What is the biggest mistake buyers make in hardware sourcing?
The biggest mistake buyers make in hardware sourcing is treating unit price as the main decision variable while ignoring process control, subcontracting transparency, tooling leverage, and documentation discipline, even though those hidden factors usually determine the true landed cost and long-term failure rate.
I’ll say it plainly: saving $0.18 on a handle set means nothing if the finish fails, the lead time slips three weeks, and your distributor starts questioning every shipment after that. Cheap isn’t cheap when the downstream damage lands on your balance sheet.
How many suppliers should I compare before choosing an overseas hardware factory?
Comparing at least three qualified overseas hardware suppliers is the practical minimum because it lets you benchmark price, specification discipline, communication quality, lead-time realism, and manufacturing depth, while exposing which factory is genuinely capable and which one is just presenting polished samples and aggressive promises.
Still, three quotes alone won’t save you. I’ve seen buyers compare numbers, ignore process differences, and choose the slickest salesperson in the room. Bad habit. Compare systems, not just pricing.

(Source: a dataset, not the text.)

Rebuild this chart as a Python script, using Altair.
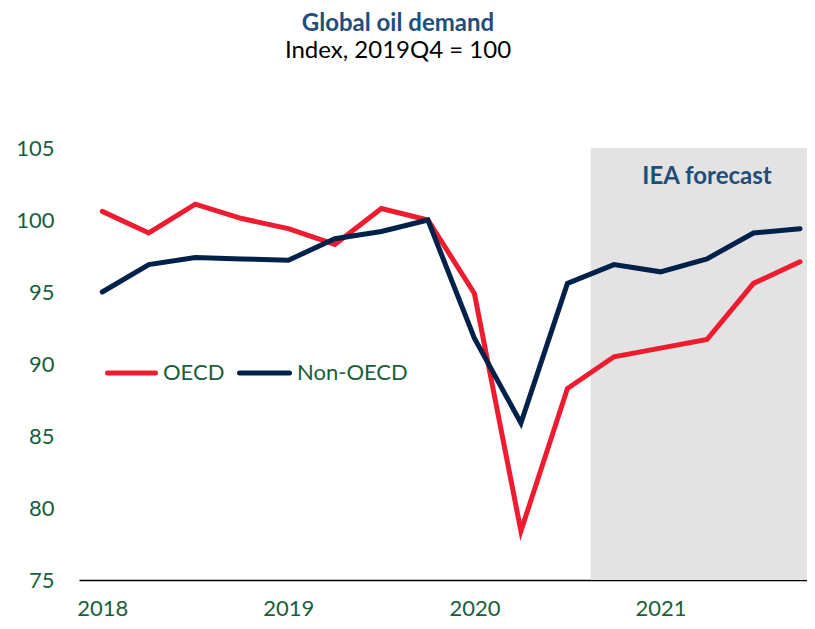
import altair as alt
import pandas as pd

# ---- data ----
quarters = ["2018Q1", "2018Q2", "2018Q3", "2018Q4",
            "2019Q1", "2019Q2", "2019Q3", "2019Q4",
            "2020Q1", "2020Q2", "2020Q3", "2020Q4",
            "2021Q1", "2021Q2", "2021Q3", "2021Q4"]
oecd = [100.6, 99.1, 101.1, 100.1, 99.4, 98.3, 100.8, 100.0,
        94.9, 78.4, 88.3, 90.5, 91.1, 91.7, 95.6, 97.1]
non_oecd = [95.0, 96.9, 97.4, 97.3, 97.2, 98.7, 99.2, 100.0,
            91.8, 85.9, 95.6, 96.9, 96.4, 97.3, 99.1, 99.4]
series = ["OECD", "Non-OECD"]
series_colors = ["#EE1C2E", "#00214A"]
year_labels = ["2018", "2019", "2020", "2021"]
y_ticks = [75, 80, 85, 90, 95, 100, 105]
forecast_start = 10.5   # between 2020Q3 and 2020Q4 (quarter index)
title_text = "Global oil demand"
subtitle_text = "Index, 2019Q4 = 100"
forecast_text = "IEA forecast"

FONT = "Lato"
GREEN = "#17603A"
BLUE = "#1F4E79"

X_MIN, X_MAX = -0.5, 15.15
Y_MIN, Y_MAX = 75, 105

rows = []
for i, q in enumerate(quarters):
    rows.append({"i": i, "quarter": q, "series": series[0], "value": oecd[i]})
for i, q in enumerate(quarters):
    rows.append({"i": i, "quarter": q, "series": series[1], "value": non_oecd[i]})
df = pd.DataFrame(rows)

x_scale = alt.Scale(domain=[X_MIN, X_MAX], nice=False, zero=False)
y_scale = alt.Scale(domain=[Y_MIN, Y_MAX], nice=False, zero=False)
color_scale = alt.Scale(domain=series, range=series_colors)

label_expr = "[" + ",".join("'%s'" % y for y in year_labels) + "][round(datum.value/4)]"

x_axis = alt.Axis(values=[0, 4, 8, 12], labelExpr=label_expr, title=None, grid=False,
                  ticks=False, domain=True, domainColor="#000000", domainWidth=1.6,
                  labelFont=FONT, labelFontSize=22, labelColor=GREEN, labelPadding=18,
                  labelBaseline="top")
y_axis = alt.Axis(values=y_ticks, title=None, grid=False, ticks=False, domain=False,
                  labelFont=FONT, labelFontSize=22, labelColor=GREEN, labelPadding=25)

# forecast shading
shade_df = pd.DataFrame({"x": [forecast_start], "x2": [X_MAX], "y": [Y_MIN], "y2": [Y_MAX]})
shade = alt.Chart(shade_df).mark_rect(color="#E3E3E3").encode(
    x=alt.X("x:Q", scale=x_scale, axis=x_axis),
    x2="x2:Q",
    y=alt.Y("y:Q", scale=y_scale, axis=y_axis),
    y2="y2:Q",
)

def line_layer(name):
    return alt.Chart(df).transform_filter(alt.datum.series == name).mark_line(
        strokeWidth=5, strokeCap="round", strokeJoin="miter"
    ).encode(
        x=alt.X("i:Q", scale=x_scale, axis=x_axis),
        y=alt.Y("value:Q", scale=y_scale, axis=y_axis),
        color=alt.Color("series:N", scale=color_scale, legend=None),
    )

lines = [line_layer(s) for s in series]

forecast_label = alt.Chart(pd.DataFrame({"t": [forecast_text]})).mark_text(
    font=FONT, fontSize=24, fontWeight="bold", color=BLUE, align="center", baseline="middle"
).encode(text="t:N", x=alt.value(628), y=alt.value(29))

title = alt.Chart(pd.DataFrame({"t": [title_text]})).mark_text(
    font=FONT, fontSize=24, fontWeight="bold", color=BLUE, align="center", baseline="middle"
).encode(text="t:N", x=alt.value(319), y=alt.value(-124))

subtitle = alt.Chart(pd.DataFrame({"t": [subtitle_text]})).mark_text(
    font=FONT, fontSize=24, color="#000000", align="center", baseline="middle"
).encode(text="t:N", x=alt.value(319), y=alt.value(-97))

# legend (inside plot)
legend_layers = []
legend_pos = [(28.5, 76.5, 84), (160.5, 210.5, 218)]
for (x0, x1, tx), name in zip(legend_pos, series):
    ldf = pd.DataFrame({"series": [name]})
    legend_layers.append(alt.Chart(ldf).mark_rule(strokeWidth=5, strokeCap="round").encode(
        x=alt.value(x0), x2=alt.value(x1), y=alt.value(225),
        color=alt.Color("series:N", scale=color_scale, legend=None)))
    legend_layers.append(alt.Chart(ldf).mark_text(
        font=FONT, fontSize=22, color=GREEN, align="left", baseline="middle").encode(
        text="series:N", x=alt.value(tx), y=alt.value(225)))

chart = alt.layer(shade, *lines, forecast_label, title, subtitle, *legend_layers).properties(
    width=728, height=432,
    background="#FFFFFF",
    autosize=alt.AutoSizeParams(type="none"),
    padding={"left": 71, "top": 140, "right": 0, "bottom": 41},
).configure_view(stroke=None)

chart.save("out.html", embed_options={"renderer": "svg", "actions": False})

If you’re serious about hardware sourcing—not browsing, not price fishing, but actually trying to avoid the mistakes that come back as defects, delays, and ugly customer calls—then build your supplier screen around traceability, subcontracting visibility, finish discipline, and tooling control from day one. That’s where the money is saved. Not on the first quote. On the problems you never have to pay for.